Chrisgone, who believes that data not only tells an organization’s story but also defines the future of organizations, holds a BSc in Computer Science from Egerton University, an MSc and a PhD in Computer Science from the University of Nairobi and is a PRINCE2© certified project manager.
Project Summary
Thesis / Project Title:Model Ensembles for Predictive Drought Severity and Drought Effects Monitoring using Remote Sensing & Socio-Economic data
Thesis / Project Abstract:
The increasing frequency of occurrence of droughts especially in the Greater Horn of Africa and their effects on livelihoods has led to an increase in the demand for ex-ante drought early warning systems that are stable, highly predictive and that have sufficient lead times.
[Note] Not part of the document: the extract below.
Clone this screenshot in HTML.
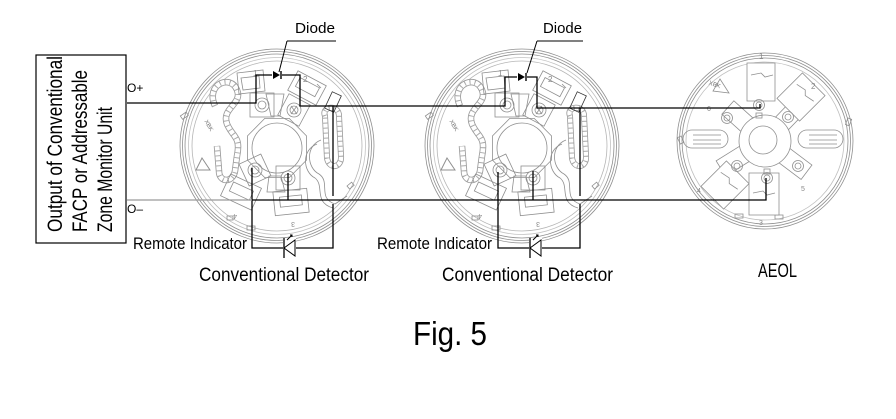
<!DOCTYPE html>
<html><head><meta charset="utf-8"><style>
html,body{margin:0;padding:0;background:#fff;}
svg{display:block;}
text{font-family:"Liberation Sans",Arial,sans-serif;}
</style></head><body>
<svg width="896" height="419" viewBox="0 0 896 419" xmlns="http://www.w3.org/2000/svg">
<defs>
<g id="det" fill="none" stroke="#8f8f8f" stroke-width="0.8">
  <circle r="97"/><circle r="94.5"/><circle r="92"/>
  <circle r="88.5" stroke="#c2c2c2"/>
  <circle r="85" stroke="#b5b5b5"/>
  <rect x="-62" y="-80" width="7" height="4" transform="rotate(-35)"/>
  <rect x="70" y="40" width="6" height="4" transform="rotate(-40 70 40)"/>
  <rect x="-50" y="70" width="6" height="4"/>
  <rect x="-30" y="80" width="8" height="4"/>
  <!-- serpentine channels -->
  <path d="M -62,-40 C -72,-62 -46,-72 -40,-56 C -34,-42 -56,-38 -50,-22 C -44,-8 -36,-10 -40,10 L -42,25 C -44,37 -58,37 -58,25 L -60,0" stroke="#999" stroke-width="6.5"/>
  <path d="M -62,-40 C -72,-62 -46,-72 -40,-56 C -34,-42 -56,-38 -50,-22 C -44,-8 -36,-10 -40,10 L -42,25 C -44,37 -58,37 -58,25 L -60,0" stroke="#fff" stroke-width="4.8"/>
  <path d="M -62,-40 C -72,-62 -46,-72 -40,-56 C -34,-42 -56,-38 -50,-22 C -44,-8 -36,-10 -40,10 L -42,25 C -44,37 -58,37 -58,25 L -60,0" stroke="#aaa" stroke-width="5" stroke-dasharray="1 4"/>
  <path d="M 48,-30 C 44,-40 62,-42 62,-30 L 64,10 C 65,22 52,24 50,12 Z" stroke="#999" stroke-width="6"/>
  <path d="M 48,-30 C 44,-40 62,-42 62,-30 L 64,10 C 65,22 52,24 50,12 Z" stroke="#fff" stroke-width="4.4"/>
  <path d="M 48,-30 C 44,-40 62,-42 62,-30 L 64,10 C 65,22 52,24 50,12 Z" stroke="#aaa" stroke-width="4.6" stroke-dasharray="1 4"/>
  <path d="M 44,-6 C 28,0 30,22 42,28 C 54,36 40,52 58,58 L 70,50"/>
  <path d="M 40,-2 C 24,4 26,26 38,32 C 48,40 36,56 56,62"/>
  <!-- hub -->
  <path d="M29.6,14 L12.2,31.6 L-12.2,31.6 L-29.6,14 L-29.6,-10 L-12.2,-27.6 L12.2,-27.6 L29.6,-10 Z"/>
  <circle cx="0" cy="2" r="25"/>
  <!-- funnels -->
  <path d="M-11,-52 L7,-52 L3,-30 L-6,-30 Z"/>
  <path d="M-8,30 L4,30 L8,46 L-10,46 Z"/>
  <!-- top-left terminal -->
  <path d="M-40,-73 L-14,-76 L-12,-55 L-38,-52 Z"/>
  <path d="M-36,-68 L-18,-70 L-17,-58 L-34,-56 Z"/>
  <rect x="-27" y="-53" width="24" height="24"/>
  <circle cx="-15" cy="-41" r="7"/><circle cx="-15" cy="-41" r="4"/>
  <!-- top-right terminal -->
  <g transform="rotate(28 17 -36)"><rect x="5" y="-48" width="24" height="24"/></g>
  <circle cx="17" cy="-36" r="7"/><circle cx="17" cy="-36" r="4"/>
  <path d="M14,-40 L20,-32 M20,-40 L14,-32"/>
  <g transform="rotate(28 30 -58)"><rect x="14" y="-69" width="32" height="22"/><rect x="19" y="-64" width="22" height="10"/></g>
  <!-- bottom-left terminal -->
  <g transform="rotate(-25 -22 24)"><rect x="-34" y="12" width="24" height="24"/></g>
  <circle cx="-22" cy="24" r="7"/><circle cx="-22" cy="24" r="4"/>
  <g transform="rotate(25 -36 46)"><rect x="-53" y="34" width="34" height="24"/><rect x="-47" y="40" width="22" height="10"/></g>
  <!-- bottom-right terminal -->
  <rect x="-1" y="20" width="24" height="24"/>
  <circle cx="11" cy="32" r="7"/><circle cx="11" cy="32" r="4"/>
  <g transform="rotate(-6 14 56)"><rect x="-3" y="44" width="34" height="24"/><rect x="3" y="50" width="22" height="10"/></g>
  <!-- misc -->
  <path d="M-75,12 L-67,24 L-81,24 Z" stroke-width="1"/>
  <path d="M40,-62 L44,-58" />
  <g transform="rotate(-65 56 -44)"><rect x="47" y="-49" width="18" height="10" stroke="#333"/></g>
  <text x="-24" y="-70" font-size="8" fill="#888" stroke="none">1</text>
  <text x="26" y="-64" font-size="8" fill="#888" stroke="none">2</text>
  <text x="-44" y="72" font-size="7" fill="#888" stroke="none" transform="rotate(180 -42 70)">4</text>
  <text x="14" y="80" font-size="7" fill="#888" stroke="none" transform="rotate(180 16 78)">3</text>
  <text x="-72" y="-22" font-size="6" fill="#777" stroke="none" transform="rotate(60 -70 -24)">XBK</text>
</g>
<g id="aeol" fill="none" stroke="#8f8f8f" stroke-width="0.8">
  <circle r="88"/><circle r="85.5"/><circle r="83"/>
  <circle r="79" stroke="#c0c0c0"/>
  <rect x="-78" y="-40" width="4" height="7" transform="rotate(-25)"/>
  <rect x="70" y="-50" width="4" height="7" transform="rotate(20)"/>
  <rect x="-30" y="73" width="8" height="4"/>
  <rect x="10" y="74" width="8" height="4"/>
  <!-- slots -->
  <rect x="-82" y="-11" width="45" height="18" rx="9"/>
  <path d="M-72,-6 L-44,-6 M-72,-1 L-44,-1 M-72,3 L-44,3"/>
  <rect x="33" y="-11" width="45" height="18" rx="9"/>
  <path d="M44,-6 L72,-6 M44,-1 L72,-1 M44,3 L72,3"/>
  <!-- arms -->
  <g transform="rotate(-32)"><rect x="-52" y="-9" width="52" height="18"/></g>
  <g transform="rotate(-46)"><rect x="0" y="-9" width="48" height="18"/></g>
  <g transform="rotate(42)"><rect x="-50" y="-9" width="50" height="18"/></g>
  <g transform="rotate(37)"><rect x="0" y="-9" width="52" height="18"/></g>
  <!-- terminal blocks -->
  <path d="M-18,-78 L10,-78 L10,-40 L-18,-40 Z" fill="#fff"/>
  <path d="M-14,-66 L-4,-68 L0,-64 L8,-66"/>
  <g transform="rotate(45 36 -44)"><rect x="20" y="-62" width="32" height="36" fill="#fff"/><path d="M24,-50 L34,-52 L38,-48 L48,-50"/></g>
  <g transform="rotate(45 -40 44)"><rect x="-56" y="26" width="32" height="36" fill="#fff"/><path d="M-52,38 L-42,36 L-38,40 L-28,38"/></g>
  <path d="M-16,32 L14,32 L14,74 L-16,74 Z" fill="#fff"/>
  <path d="M-12,52 L-2,50 L2,54 L10,52"/>
  <circle r="26" fill="#fff"/>
  <circle cx="-2" cy="-1" r="14"/>
  <!-- screws -->
  <circle cx="-38" cy="-23" r="5.5"/><circle cx="-38" cy="-23" r="3"/>
  <circle cx="23" cy="-24" r="5.5"/><circle cx="23" cy="-24" r="3"/>
  <circle cx="-28" cy="25" r="5.5"/><circle cx="-28" cy="25" r="3"/>
  <circle cx="33" cy="25" r="5.5"/><circle cx="33" cy="25" r="3"/>
  <circle cx="-6" cy="-36" r="5.5"/><circle cx="-6" cy="-36" r="3"/>
  <circle cx="2" cy="37" r="5.5"/><circle cx="2" cy="37" r="3"/>
  <rect x="-9" y="-28" width="6" height="5"/><rect x="-1" y="28" width="6" height="5"/>
  <path d="M-45,-62 L-36,-48 L-52,-50 Z"/>
  <text x="-6" y="-82" font-size="8" fill="#888" stroke="none">1</text>
  <text x="46" y="-52" font-size="8" fill="#888" stroke="none">2</text>
  <text x="36" y="50" font-size="7" fill="#888" stroke="none">5</text>
  <text x="-58" y="-30" font-size="7" fill="#888" stroke="none">6</text>
  <text x="-68" y="52" font-size="7" fill="#888" stroke="none">4</text>
  <text x="-6" y="84" font-size="7" fill="#888" stroke="none">3</text>
  <text x="-56" y="-56" font-size="6" fill="#777" stroke="none" transform="rotate(20 -54 -58)">XBK</text>
</g>
</defs>

<use href="#det" transform="translate(277,146)"/>
<use href="#det" transform="translate(522,146)"/>
<use href="#aeol" transform="translate(765,141)"/>

<!-- box -->
<rect x="36" y="55" width="90" height="188" fill="none" stroke="#000" stroke-width="1.2"/>
<text transform="translate(62,232) rotate(-90)" font-size="21" textLength="176" lengthAdjust="spacingAndGlyphs">Output of Conventional</text>
<text transform="translate(87,232) rotate(-90)" font-size="21" textLength="162" lengthAdjust="spacingAndGlyphs">FACP or Addressable</text>
<text transform="translate(112,232) rotate(-90)" font-size="21" textLength="125" lengthAdjust="spacingAndGlyphs">Zone Monitor Unit</text>

<text x="127" y="92" font-size="12">O+</text>
<text x="127" y="213" font-size="12">O–</text>

<!-- wires -->
<g fill="none" stroke="#000" stroke-width="1.3">
  <path d="M127,103 L256,103 L256,75 L300,75 L300,106 L505,106 L505,77 L537,77 L537,108 L760,108 L760,104"/>
  <path d="M252,200 L766,200 L766,178"/>
  <!-- det1 -->
  <path d="M288,173 L288,200"/>
  <path d="M252,168 L252,248 L333,248 L333,204"/>
  <path d="M333,196 L333,106"/>
  <!-- det2 -->
  <path d="M533,171 L533,200"/>
  <path d="M498,172 L498,248 L580,248 L580,204"/>
  <path d="M580,196 L580,108"/>
</g>
<path d="M127,200 L252,200" stroke="#9a9a9a" stroke-width="1.2"/>

<!-- top diodes -->
<rect x="272" y="70" width="10" height="10" fill="#fff"/>
<path d="M273,71 L273,79 L280,75 Z" fill="#000"/><path d="M281,71 L281,79" stroke="#000" stroke-width="1.4"/>
<rect x="517" y="72" width="10" height="10" fill="#fff"/>
<path d="M518,73 L518,81 L525,77 Z" fill="#000"/><path d="M526,73 L526,81" stroke="#000" stroke-width="1.4"/>

<!-- bottom LED diodes -->
<g fill="#fff" stroke="#000" stroke-width="1">
  <rect x="283" y="238" width="13" height="20" stroke="none"/>
  <path d="M284,248 L295,240 L295,256 Z"/>
  <path d="M284,238 L284,258" stroke-width="1.3"/>
  <path d="M287,240 L292,235 M290,235 L292,235 L292,237" fill="none"/>
  <rect x="529" y="238" width="13" height="20" stroke="none"/>
  <path d="M530,248 L541,240 L541,256 Z"/>
  <path d="M530,238 L530,258" stroke-width="1.3"/>
  <path d="M533,240 L538,235 M536,235 L538,235 L538,237" fill="none"/>
</g>

<!-- Diode labels -->
<text x="295" y="33" font-size="15" textLength="40" lengthAdjust="spacingAndGlyphs">Diode</text>
<path d="M287,41 L336,41 M287,41 L279,72" stroke="#000" stroke-width="1" fill="none"/>
<text x="543" y="33" font-size="15" textLength="39" lengthAdjust="spacingAndGlyphs">Diode</text>
<path d="M537,41 L583,41 M537,41 L527,73" stroke="#000" stroke-width="1" fill="none"/>

<text x="133" y="249" font-size="17" textLength="114" lengthAdjust="spacingAndGlyphs">Remote Indicator</text>
<text x="377" y="249" font-size="17" textLength="115" lengthAdjust="spacingAndGlyphs">Remote Indicator</text>
<text x="199" y="281" font-size="19" textLength="170" lengthAdjust="spacingAndGlyphs">Conventional Detector</text>
<text x="442" y="281" font-size="19" textLength="171" lengthAdjust="spacingAndGlyphs">Conventional Detector</text>
<text x="758" y="277" font-size="19" textLength="39" lengthAdjust="spacingAndGlyphs">AEOL</text>

<text x="413" y="345" font-size="33" textLength="74" lengthAdjust="spacingAndGlyphs">Fig. 5</text>
</svg>
</body></html>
The study uses the case study techniques of artificial neural networks (ANN) and support vector regression (SVR) to build predictive models 1-month ahead for both drought severity and effects. Vegetation condition index aggregated over 3 months and nutrition status of children below 5 years are used as the proxy variables for drought severity and effects respectively. Homogenous and heterogenous ensembles are built from the three approaches of simple averaging, ranked weighted averaging and model stacking. We overproduce 244 ANN and SRV models from which we select 111 models for model ensembling. In regression, the stacked heterogeneous model ensemble with an R2 of 0.94 is shown to outperform both the homogeneous ensembles and the individual champion models that post a maximum R2 of 0.83. Similarly, in classification, the heterogeneous stacked ensemble offered a 9 and 11 percentage points’ improvement over the performance of the SVR and ANN champion models respectively with an even better performance in outlier classes. We conclude that despite the computational resource intensiveness of model ensembling, the returns in predictive performance is worth the investment. We nevertheless advise on the building of ensembles from more diverse techniques over extended forecasting periods to estimate the prediction skill of model ensembles over longer lead times.